Set task – Skip every image and restate the data word for word.

====== Data lines

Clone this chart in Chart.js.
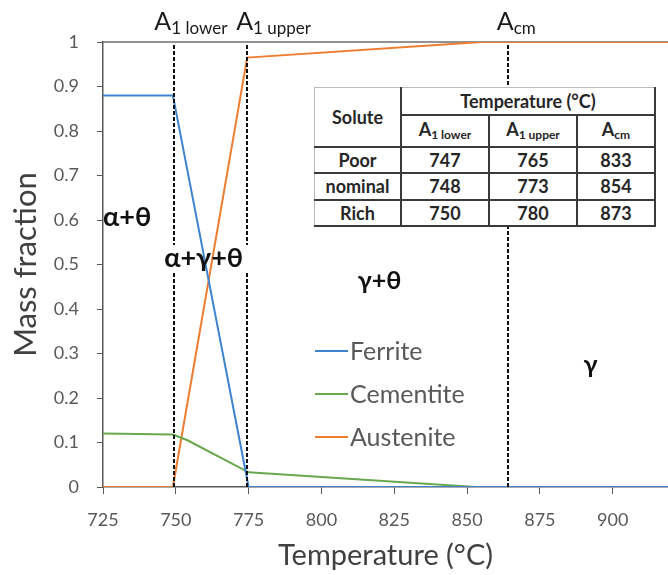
<!DOCTYPE html>
<html>
<head>
<meta charset="utf-8">
<script src="https://cdn.jsdelivr.net/npm/chart.js@4.4.0/dist/chart.umd.min.js"></script>
<style>
  html, body { margin: 0; padding: 0; background: #fff; }
  #wrap { position: relative; width: 668px; height: 575px; }
  #tbl {
    position: absolute; left: 314px; top: 87px; width: 342px;
    border-collapse: collapse; background: #fff;
    font-family: Lato, "Noto Sans", sans-serif; font-weight: bold; font-size: 18px; color: #262626;
  }
  #tbl td { border: 2px solid #3a3a3a; text-align: center; padding: 0; line-height: 1; }
  #tbl tr:first-child td { border-top: 1px solid #bbb; }
  #tbl td.first { border-left: 1px solid #bbb; }
  #tbl sub { font-size: 12px; vertical-align: -3px; }
</style>
</head>
<body>
<div id="wrap">
  <canvas id="myChart" width="668" height="575"></canvas>
  <table id="tbl"></table>
</div>
<script>
// 데이터
const ferriteT = [725, 749, 775, 919];
const ferriteY = [0.88, 0.88, 0, 0];
const cementiteT = [725, 749, 754, 775, 853, 919];
const cementiteY = [0.12, 0.118, 0.105, 0.033, 0, 0];
const austeniteT = [725, 749, 774.5, 855, 919];
const austeniteY = [0, 0, 0.965, 1, 1];

const seriesNames = ['Ferrite', 'Cementite', 'Austenite'];
const seriesColors = ['#3d83cf', '#6aa84f', '#ed7d31'];

// 변태 온도 (점선)
const critTemps = [749.5, 774.5, 864];
const critNames = [['A', '1 lower'], ['A', '1 upper'], ['A', 'cm']];

// 표
const soluteRows = ['Poor', 'nominal', 'Rich'];
const a1Lower = [747, 748, 750];
const a1Upper = [765, 773, 780];
const aCm = [833, 854, 873];

function pts(xs, ys) {
    return xs.map(function (x, i) { return { x: x, y: ys[i] }; });
}

//S 표 만들기
const tbl = document.getElementById('tbl');
let html = '<tr style="height:27px"><td class="first" rowspan="2" style="width:85px">Solute</td>' +
    '<td colspan="3">Temperature (°C)</td></tr>' +
    '<tr style="height:32px"><td style="width:86px">A<sub>1 lower</sub></td>' +
    '<td style="width:86px">A<sub>1 upper</sub></td><td>A<sub>cm</sub></td></tr>';
soluteRows.forEach(function (name, i) {
    html += '<tr style="height:26.5px"><td class="first">' + name + '</td><td>' + a1Lower[i] +
        '</td><td>' + a1Upper[i] + '</td><td>' + aCm[i] + '</td></tr>';
});
tbl.innerHTML = html;
//E 표 만들기

const FONT = 'Lato, "Noto Sans", sans-serif';

const overlay = {
    id: 'overlay',
    beforeDatasetsDraw: function (chart) {
        const ctx = chart.ctx, a = chart.chartArea;
        ctx.save();
        ctx.strokeStyle = '#6e6e6e';
        ctx.lineWidth = 1.5;
        ctx.beginPath();
        ctx.moveTo(a.left, a.top);
        ctx.lineTo(a.right, a.top);
        ctx.stroke();
        ctx.restore();
    },
    afterDatasetsDraw: function (chart) {
        const ctx = chart.ctx, a = chart.chartArea;
        const xs = chart.scales.x, ys = chart.scales.y;
        ctx.save();
        // 점선
        ctx.strokeStyle = '#111';
        ctx.lineWidth = 2;
        ctx.setLineDash([4, 2]);
        critTemps.forEach(function (t, i) {
            const px = Math.round(xs.getPixelForValue(t));
            ctx.beginPath();
            if (i < 2) {
                ctx.moveTo(px, a.top + 3); ctx.lineTo(px, 245);
                ctx.moveTo(px, 273); ctx.lineTo(px, a.bottom);
            } else {
                ctx.moveTo(px, a.top + 3); ctx.lineTo(px, a.bottom);
            }
            ctx.stroke();
        });
        ctx.setLineDash([]);

        // A 라벨
        const offs = [-20, -11, -11];
        ctx.fillStyle = '#1a1a1a';
        ctx.textBaseline = 'alphabetic';
        critTemps.forEach(function (t, i) {
            let x = xs.getPixelForValue(t) + offs[i];
            ctx.font = '25px ' + FONT;
            ctx.fillText(critNames[i][0], x, 30);
            x += ctx.measureText(critNames[i][0]).width;
            ctx.font = '17px ' + FONT;
            ctx.fillText(critNames[i][1], x, 34);
        });

        // 상 영역 라벨
        ctx.textBaseline = 'middle';
        ctx.fillStyle = '#111';
        ctx.font = 'bold 27px ' + FONT;
        ctx.fillText('α+θ', xs.getPixelForValue(725), ys.getPixelForValue(0.605));
        ctx.fillText('α+γ+θ', xs.getPixelForValue(746), ys.getPixelForValue(0.515));
        ctx.font = 'bold 25px ' + FONT;
        ctx.fillText('γ+θ', xs.getPixelForValue(812.5), ys.getPixelForValue(0.464));
        ctx.fillText('γ', xs.getPixelForValue(890), ys.getPixelForValue(0.275));

        // 범례
        ctx.font = '25px ' + FONT;
        ctx.lineWidth = 2;
        chart.data.datasets.forEach(function (ds, i) {
            const y = 351 + i * 43;
            ctx.strokeStyle = ds.borderColor;
            ctx.beginPath();
            ctx.moveTo(315, y); ctx.lineTo(348, y);
            ctx.stroke();
            ctx.fillStyle = '#595959';
            ctx.fillText(ds.label, 350, y + 1);
        });
        ctx.restore();
    }
};

const ctx = document.getElementById('myChart').getContext('2d');
const myChart = new Chart(ctx, {
    type: 'line',
    data: {
        datasets: [
            { label: seriesNames[0], data: pts(ferriteT, ferriteY) },
            { label: seriesNames[1], data: pts(cementiteT, cementiteY) },
            { label: seriesNames[2], data: pts(austeniteT, austeniteY) }
        ].map(function (d, i) {
            d.borderColor = seriesColors[i];
            d.backgroundColor = seriesColors[i];
            d.borderWidth = 2;
            d.pointRadius = 0;
            d.tension = 0;
            return d;
        })
    },
    options: {
        responsive: false,
        animation: false,
        layout: { padding: { top: 42, left: 0, right: 0, bottom: 0 } },
        plugins: { legend: { display: false }, tooltip: { enabled: false } },
        scales: {
            x: {
                type: 'linear',
                min: 725,
                max: 919,
                afterFit: function (s) { s.height = 88; },
                ticks: { stepSize: 25, includeBounds: false, padding: 15, color: '#595959', font: { family: FONT, size: 18 } },
                grid: { display: true, drawOnChartArea: false, drawTicks: true, tickLength: 7, color: '#595959' },
                border: { color: '#595959', width: 1.5 },
                title: { display: true, text: 'Temperature (°C)', color: '#404040', font: { family: FONT, size: 29 }, padding: { top: 0, bottom: 2 } }
            },
            y: {
                min: 0,
                max: 1,
                afterFit: function (s) { s.width = 103; },
                ticks: {
                    stepSize: 0.1, padding: 18, color: '#595959', font: { family: FONT, size: 18 },
                    callback: function (v) { return String(Number(v.toFixed(1))); }
                },
                grid: { display: true, drawOnChartArea: false, drawTicks: true, tickLength: 6, color: '#595959' },
                border: { color: '#595959', width: 1.5 },
                title: { display: true, text: 'Mass fraction', color: '#404040', font: { family: FONT, size: 31 }, padding: { top: 7, bottom: 0 } }
            }
        }
    },
    plugins: [overlay]
});
</script>
</body>
</html>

============

Answer for this exercise –
Clone this chart in Chart.js.
<!DOCTYPE html>
<html>
<head>
<meta charset="utf-8">
<script src="https://cdn.jsdelivr.net/npm/chart.js@4.4.0/dist/chart.umd.min.js"></script>
<style>
  html, body { margin: 0; padding: 0; background: #fff; }
  #wrap { position: relative; width: 668px; height: 575px; }
  #tbl {
    position: absolute; left: 314px; top: 87px; width: 342px;
    border-collapse: collapse; background: #fff;
    font-family: Lato, "Noto Sans", sans-serif; font-weight: bold; font-size: 18px; color: #262626;
  }
  #tbl td { border: 2px solid #3a3a3a; text-align: center; padding: 0; line-height: 1; }
  #tbl tr:first-child td { border-top: 1px solid #bbb; }
  #tbl td.first { border-left: 1px solid #bbb; }
  #tbl sub { font-size: 12px; vertical-align: -3px; }
</style>
</head>
<body>
<div id="wrap">
  <canvas id="myChart" width="668" height="575"></canvas>
  <table id="tbl"></table>
</div>
<script>
// 데이터
const ferriteT = [725, 749, 775, 919];
const ferriteY = [0.88, 0.88, 0, 0];
const cementiteT = [725, 749, 754, 775, 853, 919];
const cementiteY = [0.12, 0.118, 0.105, 0.033, 0, 0];
const austeniteT = [725, 749, 774.5, 855, 919];
const austeniteY = [0, 0, 0.965, 1, 1];

const seriesNames = ['Ferrite', 'Cementite', 'Austenite'];
const seriesColors = ['#3d83cf', '#6aa84f', '#ed7d31'];

// 변태 온도 (점선)
const critTemps = [749.5, 774.5, 864];
const critNames = [['A', '1 lower'], ['A', '1 upper'], ['A', 'cm']];

// 표
const soluteRows = ['Poor', 'nominal', 'Rich'];
const a1Lower = [747, 748, 750];
const a1Upper = [765, 773, 780];
const aCm = [833, 854, 873];

function pts(xs, ys) {
    return xs.map(function (x, i) { return { x: x, y: ys[i] }; });
}

//S 표 만들기
const tbl = document.getElementById('tbl');
let html = '<tr style="height:27px"><td class="first" rowspan="2" style="width:85px">Solute</td>' +
    '<td colspan="3">Temperature (°C)</td></tr>' +
    '<tr style="height:32px"><td style="width:86px">A<sub>1 lower</sub></td>' +
    '<td style="width:86px">A<sub>1 upper</sub></td><td>A<sub>cm</sub></td></tr>';
soluteRows.forEach(function (name, i) {
    html += '<tr style="height:26.5px"><td class="first">' + name + '</td><td>' + a1Lower[i] +
        '</td><td>' + a1Upper[i] + '</td><td>' + aCm[i] + '</td></tr>';
});
tbl.innerHTML = html;
//E 표 만들기

const FONT = 'Lato, "Noto Sans", sans-serif';

const overlay = {
    id: 'overlay',
    beforeDatasetsDraw: function (chart) {
        const ctx = chart.ctx, a = chart.chartArea;
        ctx.save();
        ctx.strokeStyle = '#6e6e6e';
        ctx.lineWidth = 1.5;
        ctx.beginPath();
        ctx.moveTo(a.left, a.top);
        ctx.lineTo(a.right, a.top);
        ctx.stroke();
        ctx.restore();
    },
    afterDatasetsDraw: function (chart) {
        const ctx = chart.ctx, a = chart.chartArea;
        const xs = chart.scales.x, ys = chart.scales.y;
        ctx.save();
        // 점선
        ctx.strokeStyle = '#111';
        ctx.lineWidth = 2;
        ctx.setLineDash([4, 2]);
        critTemps.forEach(function (t, i) {
            const px = Math.round(xs.getPixelForValue(t));
            ctx.beginPath();
            if (i < 2) {
                ctx.moveTo(px, a.top + 3); ctx.lineTo(px, 245);
                ctx.moveTo(px, 273); ctx.lineTo(px, a.bottom);
            } else {
                ctx.moveTo(px, a.top + 3); ctx.lineTo(px, a.bottom);
            }
            ctx.stroke();
        });
        ctx.setLineDash([]);

        // A 라벨
        const offs = [-20, -11, -11];
        ctx.fillStyle = '#1a1a1a';
        ctx.textBaseline = 'alphabetic';
        critTemps.forEach(function (t, i) {
            let x = xs.getPixelForValue(t) + offs[i];
            ctx.font = '25px ' + FONT;
            ctx.fillText(critNames[i][0], x, 30);
            x += ctx.measureText(critNames[i][0]).width;
            ctx.font = '17px ' + FONT;
            ctx.fillText(critNames[i][1], x, 34);
        });

        // 상 영역 라벨
        ctx.textBaseline = 'middle';
        ctx.fillStyle = '#111';
        ctx.font = 'bold 27px ' + FONT;
        ctx.fillText('α+θ', xs.getPixelForValue(725), ys.getPixelForValue(0.605));
        ctx.fillText('α+γ+θ', xs.getPixelForValue(746), ys.getPixelForValue(0.515));
        ctx.font = 'bold 25px ' + FONT;
        ctx.fillText('γ+θ', xs.getPixelForValue(812.5), ys.getPixelForValue(0.464));
        ctx.fillText('γ', xs.getPixelForValue(890), ys.getPixelForValue(0.275));

        // 범례
        ctx.font = '25px ' + FONT;
        ctx.lineWidth = 2;
        chart.data.datasets.forEach(function (ds, i) {
            const y = 351 + i * 43;
            ctx.strokeStyle = ds.borderColor;
            ctx.beginPath();
            ctx.moveTo(315, y); ctx.lineTo(348, y);
            ctx.stroke();
            ctx.fillStyle = '#595959';
            ctx.fillText(ds.label, 350, y + 1);
        });
        ctx.restore();
    }
};

const ctx = document.getElementById('myChart').getContext('2d');
const myChart = new Chart(ctx, {
    type: 'line',
    data: {
        datasets: [
            { label: seriesNames[0], data: pts(ferriteT, ferriteY) },
            { label: seriesNames[1], data: pts(cementiteT, cementiteY) },
            { label: seriesNames[2], data: pts(austeniteT, austeniteY) }
        ].map(function (d, i) {
            d.borderColor = seriesColors[i];
            d.backgroundColor = seriesColors[i];
            d.borderWidth = 2;
            d.pointRadius = 0;
            d.tension = 0;
            return d;
        })
    },
    options: {
        responsive: false,
        animation: false,
        layout: { padding: { top: 42, left: 0, right: 0, bottom: 0 } },
        plugins: { legend: { display: false }, tooltip: { enabled: false } },
        scales: {
            x: {
                type: 'linear',
                min: 725,
                max: 919,
                afterFit: function (s) { s.height = 88; },
                ticks: { stepSize: 25, includeBounds: false, padding: 15, color: '#595959', font: { family: FONT, size: 18 } },
                grid: { display: true, drawOnChartArea: false, drawTicks: true, tickLength: 7, color: '#595959' },
                border: { color: '#595959', width: 1.5 },
                title: { display: true, text: 'Temperature (°C)', color: '#404040', font: { family: FONT, size: 29 }, padding: { top: 0, bottom: 2 } }
            },
            y: {
                min: 0,
                max: 1,
                afterFit: function (s) { s.width = 103; },
                ticks: {
                    stepSize: 0.1, padding: 18, color: '#595959', font: { family: FONT, size: 18 },
                    callback: function (v) { return String(Number(v.toFixed(1))); }
                },
                grid: { display: true, drawOnChartArea: false, drawTicks: true, tickLength: 6, color: '#595959' },
                border: { color: '#595959', width: 1.5 },
                title: { display: true, text: 'Mass fraction', color: '#404040', font: { family: FONT, size: 31 }, padding: { top: 7, bottom: 0 } }
            }
        }
    },
    plugins: [overlay]
});
</script>
</body>
</html>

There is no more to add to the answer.